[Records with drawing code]
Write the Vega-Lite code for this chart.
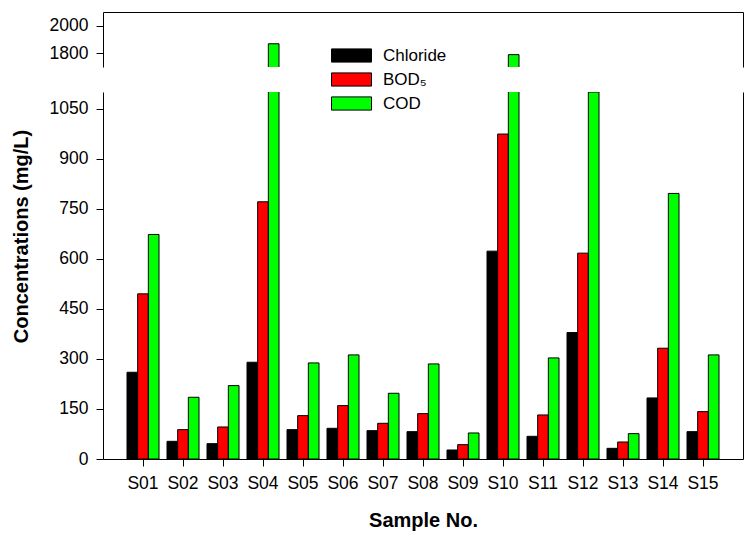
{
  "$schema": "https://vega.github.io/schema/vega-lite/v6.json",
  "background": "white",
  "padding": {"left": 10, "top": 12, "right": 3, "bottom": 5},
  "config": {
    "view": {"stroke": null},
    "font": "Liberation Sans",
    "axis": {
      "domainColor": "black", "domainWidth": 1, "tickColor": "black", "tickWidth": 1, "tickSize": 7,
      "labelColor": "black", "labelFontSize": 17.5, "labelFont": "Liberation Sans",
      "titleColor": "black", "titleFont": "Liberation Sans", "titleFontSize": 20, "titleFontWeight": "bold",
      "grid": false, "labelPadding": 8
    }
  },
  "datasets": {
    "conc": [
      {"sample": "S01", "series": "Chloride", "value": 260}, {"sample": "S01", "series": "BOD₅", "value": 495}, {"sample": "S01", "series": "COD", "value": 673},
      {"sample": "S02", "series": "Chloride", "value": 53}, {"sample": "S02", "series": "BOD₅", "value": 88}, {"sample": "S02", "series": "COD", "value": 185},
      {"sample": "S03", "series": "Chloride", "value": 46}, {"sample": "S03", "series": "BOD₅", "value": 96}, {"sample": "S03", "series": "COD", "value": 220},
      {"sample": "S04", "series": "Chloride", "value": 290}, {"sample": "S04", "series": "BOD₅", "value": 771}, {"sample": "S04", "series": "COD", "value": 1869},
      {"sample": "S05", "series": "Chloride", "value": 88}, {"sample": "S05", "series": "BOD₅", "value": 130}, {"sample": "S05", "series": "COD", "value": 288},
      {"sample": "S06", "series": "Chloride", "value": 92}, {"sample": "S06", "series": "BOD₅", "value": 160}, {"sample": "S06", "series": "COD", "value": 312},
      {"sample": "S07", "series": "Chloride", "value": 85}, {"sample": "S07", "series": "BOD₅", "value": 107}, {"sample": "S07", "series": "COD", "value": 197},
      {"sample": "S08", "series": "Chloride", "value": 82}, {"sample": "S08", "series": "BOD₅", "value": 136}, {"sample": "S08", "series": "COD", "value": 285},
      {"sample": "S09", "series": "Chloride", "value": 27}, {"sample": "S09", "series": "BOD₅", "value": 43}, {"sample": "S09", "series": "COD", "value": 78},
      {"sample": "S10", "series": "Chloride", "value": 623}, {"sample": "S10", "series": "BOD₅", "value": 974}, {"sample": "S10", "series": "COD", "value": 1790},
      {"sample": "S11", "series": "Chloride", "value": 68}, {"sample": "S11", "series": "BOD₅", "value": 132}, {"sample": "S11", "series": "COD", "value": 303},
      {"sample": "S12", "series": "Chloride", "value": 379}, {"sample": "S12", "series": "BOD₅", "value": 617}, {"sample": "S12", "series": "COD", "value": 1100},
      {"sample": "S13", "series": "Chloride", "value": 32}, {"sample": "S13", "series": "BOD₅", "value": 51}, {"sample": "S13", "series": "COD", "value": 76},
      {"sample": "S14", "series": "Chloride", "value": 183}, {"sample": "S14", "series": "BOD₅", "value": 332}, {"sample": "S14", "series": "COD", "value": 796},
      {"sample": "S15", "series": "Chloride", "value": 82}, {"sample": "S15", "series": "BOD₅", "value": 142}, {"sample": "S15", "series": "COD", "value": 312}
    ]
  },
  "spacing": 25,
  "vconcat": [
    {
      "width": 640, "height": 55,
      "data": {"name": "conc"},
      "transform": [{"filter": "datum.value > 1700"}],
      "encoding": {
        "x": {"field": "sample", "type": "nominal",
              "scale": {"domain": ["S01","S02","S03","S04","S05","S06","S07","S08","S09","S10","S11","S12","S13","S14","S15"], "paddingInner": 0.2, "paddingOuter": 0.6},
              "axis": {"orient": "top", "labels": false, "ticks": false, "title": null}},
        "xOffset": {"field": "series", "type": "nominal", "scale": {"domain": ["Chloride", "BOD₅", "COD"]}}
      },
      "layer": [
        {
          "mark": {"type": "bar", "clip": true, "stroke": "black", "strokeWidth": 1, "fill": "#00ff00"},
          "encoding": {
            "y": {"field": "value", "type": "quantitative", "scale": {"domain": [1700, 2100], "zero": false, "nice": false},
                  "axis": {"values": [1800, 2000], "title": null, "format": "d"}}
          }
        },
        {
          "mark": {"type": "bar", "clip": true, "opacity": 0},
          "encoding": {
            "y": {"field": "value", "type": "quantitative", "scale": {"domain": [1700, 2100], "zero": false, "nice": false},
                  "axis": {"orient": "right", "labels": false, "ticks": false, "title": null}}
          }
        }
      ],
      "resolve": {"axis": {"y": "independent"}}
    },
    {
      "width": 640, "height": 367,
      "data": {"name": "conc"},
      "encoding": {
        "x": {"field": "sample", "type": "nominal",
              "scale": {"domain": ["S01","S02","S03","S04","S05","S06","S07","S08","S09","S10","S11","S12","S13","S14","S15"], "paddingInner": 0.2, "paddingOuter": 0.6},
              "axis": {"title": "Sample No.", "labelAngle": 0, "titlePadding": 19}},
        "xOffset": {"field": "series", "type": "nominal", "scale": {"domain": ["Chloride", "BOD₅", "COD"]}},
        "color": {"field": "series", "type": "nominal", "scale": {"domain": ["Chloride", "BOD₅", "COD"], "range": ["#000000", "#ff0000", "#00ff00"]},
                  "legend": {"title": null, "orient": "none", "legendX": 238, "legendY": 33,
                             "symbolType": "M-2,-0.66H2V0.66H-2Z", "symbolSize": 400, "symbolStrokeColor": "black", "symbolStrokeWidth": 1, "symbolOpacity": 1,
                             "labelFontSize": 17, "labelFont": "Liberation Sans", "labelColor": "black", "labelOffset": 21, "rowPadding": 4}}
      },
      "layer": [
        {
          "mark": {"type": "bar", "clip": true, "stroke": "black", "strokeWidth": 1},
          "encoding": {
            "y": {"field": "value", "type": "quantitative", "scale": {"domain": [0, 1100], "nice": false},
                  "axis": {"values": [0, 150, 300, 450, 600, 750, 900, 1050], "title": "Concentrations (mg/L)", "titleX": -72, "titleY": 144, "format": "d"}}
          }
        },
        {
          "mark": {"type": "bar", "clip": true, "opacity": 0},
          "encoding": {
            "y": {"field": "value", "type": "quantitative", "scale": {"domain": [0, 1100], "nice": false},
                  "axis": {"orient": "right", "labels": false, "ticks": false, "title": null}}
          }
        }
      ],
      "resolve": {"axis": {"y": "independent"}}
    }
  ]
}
...
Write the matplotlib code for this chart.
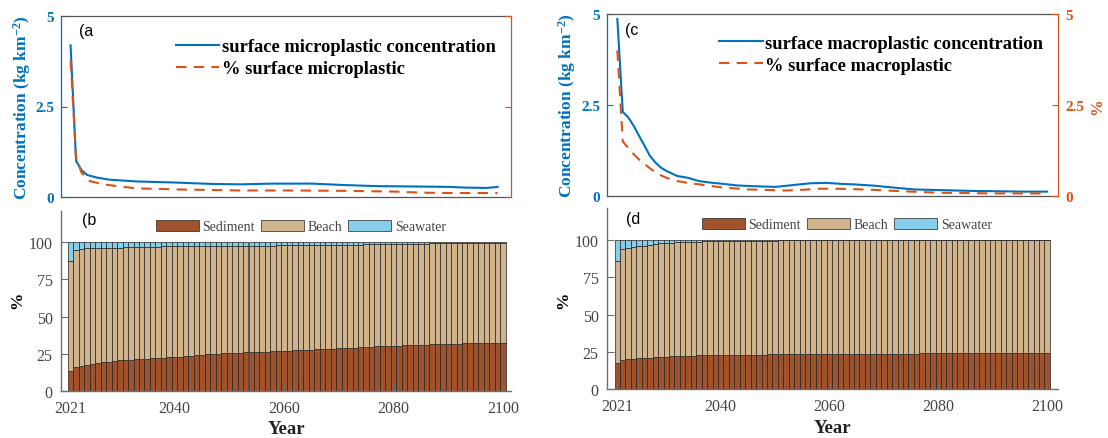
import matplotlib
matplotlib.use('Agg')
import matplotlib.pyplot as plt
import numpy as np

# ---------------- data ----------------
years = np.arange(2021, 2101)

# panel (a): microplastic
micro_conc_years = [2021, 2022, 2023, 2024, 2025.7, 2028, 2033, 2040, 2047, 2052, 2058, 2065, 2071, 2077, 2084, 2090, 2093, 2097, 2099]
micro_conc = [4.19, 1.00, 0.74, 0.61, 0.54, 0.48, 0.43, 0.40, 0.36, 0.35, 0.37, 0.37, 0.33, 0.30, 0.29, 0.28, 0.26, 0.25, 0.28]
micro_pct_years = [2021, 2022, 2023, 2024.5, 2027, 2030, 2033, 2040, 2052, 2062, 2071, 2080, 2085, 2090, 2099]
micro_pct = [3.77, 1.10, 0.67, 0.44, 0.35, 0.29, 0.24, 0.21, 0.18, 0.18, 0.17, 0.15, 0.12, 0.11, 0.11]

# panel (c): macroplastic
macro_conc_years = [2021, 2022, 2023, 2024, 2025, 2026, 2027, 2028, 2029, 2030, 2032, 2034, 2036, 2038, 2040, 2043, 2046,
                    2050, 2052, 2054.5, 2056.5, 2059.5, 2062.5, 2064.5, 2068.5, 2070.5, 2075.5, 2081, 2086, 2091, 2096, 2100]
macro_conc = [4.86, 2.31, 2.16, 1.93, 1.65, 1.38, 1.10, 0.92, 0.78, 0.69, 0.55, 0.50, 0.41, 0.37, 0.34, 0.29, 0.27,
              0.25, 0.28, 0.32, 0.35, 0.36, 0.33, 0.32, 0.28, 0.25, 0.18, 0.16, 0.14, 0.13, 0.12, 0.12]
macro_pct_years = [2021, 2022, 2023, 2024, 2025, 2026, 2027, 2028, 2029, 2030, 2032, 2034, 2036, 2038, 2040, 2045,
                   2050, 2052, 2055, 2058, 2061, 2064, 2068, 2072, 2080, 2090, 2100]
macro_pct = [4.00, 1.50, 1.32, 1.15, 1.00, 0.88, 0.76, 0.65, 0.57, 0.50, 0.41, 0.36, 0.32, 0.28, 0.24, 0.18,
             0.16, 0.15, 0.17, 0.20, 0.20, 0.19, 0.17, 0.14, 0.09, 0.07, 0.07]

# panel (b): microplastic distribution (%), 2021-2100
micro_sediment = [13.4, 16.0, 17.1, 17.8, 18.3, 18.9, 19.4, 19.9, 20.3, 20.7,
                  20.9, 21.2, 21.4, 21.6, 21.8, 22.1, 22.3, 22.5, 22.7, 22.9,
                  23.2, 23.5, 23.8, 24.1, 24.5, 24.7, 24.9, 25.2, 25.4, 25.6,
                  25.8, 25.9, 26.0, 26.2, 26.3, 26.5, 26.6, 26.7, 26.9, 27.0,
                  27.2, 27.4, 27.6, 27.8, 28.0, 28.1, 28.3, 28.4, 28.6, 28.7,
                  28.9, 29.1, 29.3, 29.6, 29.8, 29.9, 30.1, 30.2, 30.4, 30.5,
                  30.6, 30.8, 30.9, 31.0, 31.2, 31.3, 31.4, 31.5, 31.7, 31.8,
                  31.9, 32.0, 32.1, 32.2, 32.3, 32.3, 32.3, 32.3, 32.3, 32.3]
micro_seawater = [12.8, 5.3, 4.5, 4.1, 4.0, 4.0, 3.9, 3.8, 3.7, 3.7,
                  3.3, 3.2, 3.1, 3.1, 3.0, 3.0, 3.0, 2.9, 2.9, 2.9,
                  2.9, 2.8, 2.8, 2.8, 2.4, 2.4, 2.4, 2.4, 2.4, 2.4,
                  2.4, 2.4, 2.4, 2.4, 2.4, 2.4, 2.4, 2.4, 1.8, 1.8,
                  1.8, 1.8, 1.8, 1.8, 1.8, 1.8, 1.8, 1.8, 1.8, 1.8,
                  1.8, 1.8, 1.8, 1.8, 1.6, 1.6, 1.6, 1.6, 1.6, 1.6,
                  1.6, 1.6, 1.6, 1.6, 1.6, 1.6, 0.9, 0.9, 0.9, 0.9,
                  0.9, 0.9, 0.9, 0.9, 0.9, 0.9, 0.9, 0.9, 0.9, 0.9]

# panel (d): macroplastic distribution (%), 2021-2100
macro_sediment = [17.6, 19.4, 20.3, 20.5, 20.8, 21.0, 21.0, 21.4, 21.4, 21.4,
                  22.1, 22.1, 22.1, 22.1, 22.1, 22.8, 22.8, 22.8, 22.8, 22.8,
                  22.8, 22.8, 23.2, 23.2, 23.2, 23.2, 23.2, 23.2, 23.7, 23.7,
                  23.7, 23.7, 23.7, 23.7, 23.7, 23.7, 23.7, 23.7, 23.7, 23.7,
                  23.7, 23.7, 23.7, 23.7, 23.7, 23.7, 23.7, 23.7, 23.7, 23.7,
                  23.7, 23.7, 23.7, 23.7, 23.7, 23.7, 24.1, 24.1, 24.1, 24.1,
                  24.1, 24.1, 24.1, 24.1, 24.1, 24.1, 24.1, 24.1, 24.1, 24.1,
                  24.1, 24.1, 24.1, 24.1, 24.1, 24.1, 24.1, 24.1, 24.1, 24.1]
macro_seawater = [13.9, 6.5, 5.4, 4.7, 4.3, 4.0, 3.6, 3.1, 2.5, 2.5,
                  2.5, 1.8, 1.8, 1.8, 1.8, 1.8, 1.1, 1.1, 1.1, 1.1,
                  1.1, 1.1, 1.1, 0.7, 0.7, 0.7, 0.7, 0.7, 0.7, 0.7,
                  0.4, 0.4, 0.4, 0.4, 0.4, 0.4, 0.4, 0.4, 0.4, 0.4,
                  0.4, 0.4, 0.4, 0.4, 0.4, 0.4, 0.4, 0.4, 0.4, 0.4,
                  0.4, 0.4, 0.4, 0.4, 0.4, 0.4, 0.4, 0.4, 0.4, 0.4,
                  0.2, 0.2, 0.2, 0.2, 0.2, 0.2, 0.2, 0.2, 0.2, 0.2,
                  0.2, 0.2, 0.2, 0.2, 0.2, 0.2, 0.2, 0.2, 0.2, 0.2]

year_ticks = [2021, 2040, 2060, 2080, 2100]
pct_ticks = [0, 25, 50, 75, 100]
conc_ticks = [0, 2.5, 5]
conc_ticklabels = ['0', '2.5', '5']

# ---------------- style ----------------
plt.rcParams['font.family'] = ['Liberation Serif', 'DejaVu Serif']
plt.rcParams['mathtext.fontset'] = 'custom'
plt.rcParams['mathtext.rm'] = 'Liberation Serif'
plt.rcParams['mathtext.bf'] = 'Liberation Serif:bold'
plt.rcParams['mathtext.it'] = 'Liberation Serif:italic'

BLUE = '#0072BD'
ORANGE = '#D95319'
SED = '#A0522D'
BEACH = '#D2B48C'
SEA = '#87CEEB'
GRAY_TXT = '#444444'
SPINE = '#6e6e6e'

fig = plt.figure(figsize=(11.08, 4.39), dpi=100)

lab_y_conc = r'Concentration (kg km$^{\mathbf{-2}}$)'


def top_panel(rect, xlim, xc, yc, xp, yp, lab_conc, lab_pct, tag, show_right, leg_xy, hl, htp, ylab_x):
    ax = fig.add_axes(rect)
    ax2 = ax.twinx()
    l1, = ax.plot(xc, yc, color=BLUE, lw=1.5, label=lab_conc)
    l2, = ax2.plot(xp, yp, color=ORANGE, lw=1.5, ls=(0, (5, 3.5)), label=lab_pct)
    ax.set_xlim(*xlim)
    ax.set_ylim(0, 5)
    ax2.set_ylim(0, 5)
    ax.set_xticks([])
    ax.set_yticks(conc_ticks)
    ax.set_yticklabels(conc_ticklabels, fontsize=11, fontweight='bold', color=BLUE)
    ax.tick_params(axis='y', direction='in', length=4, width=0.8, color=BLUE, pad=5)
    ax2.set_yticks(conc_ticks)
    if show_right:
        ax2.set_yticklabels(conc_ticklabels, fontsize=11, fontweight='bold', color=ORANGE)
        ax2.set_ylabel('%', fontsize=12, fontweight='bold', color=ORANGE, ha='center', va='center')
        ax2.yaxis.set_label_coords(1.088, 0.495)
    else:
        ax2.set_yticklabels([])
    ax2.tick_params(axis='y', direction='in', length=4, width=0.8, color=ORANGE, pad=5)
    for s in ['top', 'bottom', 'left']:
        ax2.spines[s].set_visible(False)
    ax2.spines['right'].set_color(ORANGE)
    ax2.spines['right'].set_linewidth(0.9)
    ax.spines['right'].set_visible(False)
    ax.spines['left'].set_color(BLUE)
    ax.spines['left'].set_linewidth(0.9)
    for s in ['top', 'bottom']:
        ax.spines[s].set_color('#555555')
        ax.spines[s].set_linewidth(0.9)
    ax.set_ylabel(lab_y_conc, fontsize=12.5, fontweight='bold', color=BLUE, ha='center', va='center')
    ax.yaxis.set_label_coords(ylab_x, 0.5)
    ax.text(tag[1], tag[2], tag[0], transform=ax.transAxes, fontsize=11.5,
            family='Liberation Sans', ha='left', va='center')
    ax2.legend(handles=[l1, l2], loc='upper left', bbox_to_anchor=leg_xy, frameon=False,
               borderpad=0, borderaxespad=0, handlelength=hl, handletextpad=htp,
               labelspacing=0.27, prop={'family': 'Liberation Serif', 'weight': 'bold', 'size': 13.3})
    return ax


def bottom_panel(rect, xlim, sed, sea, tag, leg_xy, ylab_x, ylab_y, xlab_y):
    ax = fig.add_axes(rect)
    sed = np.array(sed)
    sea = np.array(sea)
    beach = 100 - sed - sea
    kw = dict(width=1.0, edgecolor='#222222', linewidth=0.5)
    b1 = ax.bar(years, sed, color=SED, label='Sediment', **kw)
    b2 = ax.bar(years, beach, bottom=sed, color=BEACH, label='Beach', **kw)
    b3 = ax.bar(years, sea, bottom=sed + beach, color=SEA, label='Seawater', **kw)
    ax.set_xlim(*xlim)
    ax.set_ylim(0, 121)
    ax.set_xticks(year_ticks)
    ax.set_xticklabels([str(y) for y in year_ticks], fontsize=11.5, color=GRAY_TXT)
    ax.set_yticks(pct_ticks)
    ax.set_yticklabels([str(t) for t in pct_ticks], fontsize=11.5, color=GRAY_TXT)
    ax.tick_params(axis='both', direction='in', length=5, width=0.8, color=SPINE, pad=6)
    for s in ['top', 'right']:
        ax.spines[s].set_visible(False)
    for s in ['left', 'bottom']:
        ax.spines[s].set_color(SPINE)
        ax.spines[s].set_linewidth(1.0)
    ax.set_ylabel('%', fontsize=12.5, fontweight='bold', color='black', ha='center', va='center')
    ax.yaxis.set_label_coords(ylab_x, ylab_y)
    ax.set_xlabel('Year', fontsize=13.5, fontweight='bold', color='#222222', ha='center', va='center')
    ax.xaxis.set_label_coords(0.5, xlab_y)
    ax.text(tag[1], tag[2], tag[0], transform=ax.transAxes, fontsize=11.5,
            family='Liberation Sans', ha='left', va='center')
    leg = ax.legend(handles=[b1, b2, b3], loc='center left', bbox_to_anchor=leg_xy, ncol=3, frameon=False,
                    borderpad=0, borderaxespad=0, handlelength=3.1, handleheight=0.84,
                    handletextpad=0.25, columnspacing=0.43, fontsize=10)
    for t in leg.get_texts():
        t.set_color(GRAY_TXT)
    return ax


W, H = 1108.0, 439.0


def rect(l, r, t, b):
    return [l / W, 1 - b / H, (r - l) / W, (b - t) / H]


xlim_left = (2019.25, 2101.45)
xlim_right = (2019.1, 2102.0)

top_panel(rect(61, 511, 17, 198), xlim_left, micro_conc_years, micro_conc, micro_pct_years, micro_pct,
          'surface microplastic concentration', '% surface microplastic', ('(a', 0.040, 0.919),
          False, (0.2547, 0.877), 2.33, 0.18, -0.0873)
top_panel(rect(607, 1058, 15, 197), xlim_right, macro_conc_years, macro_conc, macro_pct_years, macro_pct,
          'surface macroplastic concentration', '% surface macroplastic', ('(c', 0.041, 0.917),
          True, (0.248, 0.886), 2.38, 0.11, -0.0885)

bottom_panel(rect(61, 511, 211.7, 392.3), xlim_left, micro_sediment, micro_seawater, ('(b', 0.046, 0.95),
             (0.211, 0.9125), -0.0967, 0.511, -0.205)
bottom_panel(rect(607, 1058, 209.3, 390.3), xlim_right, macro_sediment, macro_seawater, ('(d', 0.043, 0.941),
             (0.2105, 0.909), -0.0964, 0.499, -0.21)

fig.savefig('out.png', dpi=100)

■ STATED PROBLEM ■
Skip the pictures and repeat, word for word, the lines from the one containing "Write the matplotlib code for this chart." to the one containing "0.12, 0.11, 0.11]", keeping both of those lines.

■ RESPONSE ■
Write the matplotlib code for this chart.
import matplotlib
matplotlib.use('Agg')
import matplotlib.pyplot as plt
import numpy as np

# ---------------- data ----------------
years = np.arange(2021, 2101)

# panel (a): microplastic
micro_conc_years = [2021, 2022, 2023, 2024, 2025.7, 2028, 2033, 2040, 2047, 2052, 2058, 2065, 2071, 2077, 2084, 2090, 2093, 2097, 2099]
micro_conc = [4.19, 1.00, 0.74, 0.61, 0.54, 0.48, 0.43, 0.40, 0.36, 0.35, 0.37, 0.37, 0.33, 0.30, 0.29, 0.28, 0.26, 0.25, 0.28]
micro_pct_years = [2021, 2022, 2023, 2024.5, 2027, 2030, 2033, 2040, 2052, 2062, 2071, 2080, 2085, 2090, 2099]
micro_pct = [3.77, 1.10, 0.67, 0.44, 0.35, 0.29, 0.24, 0.21, 0.18, 0.18, 0.17, 0.15, 0.12, 0.11, 0.11]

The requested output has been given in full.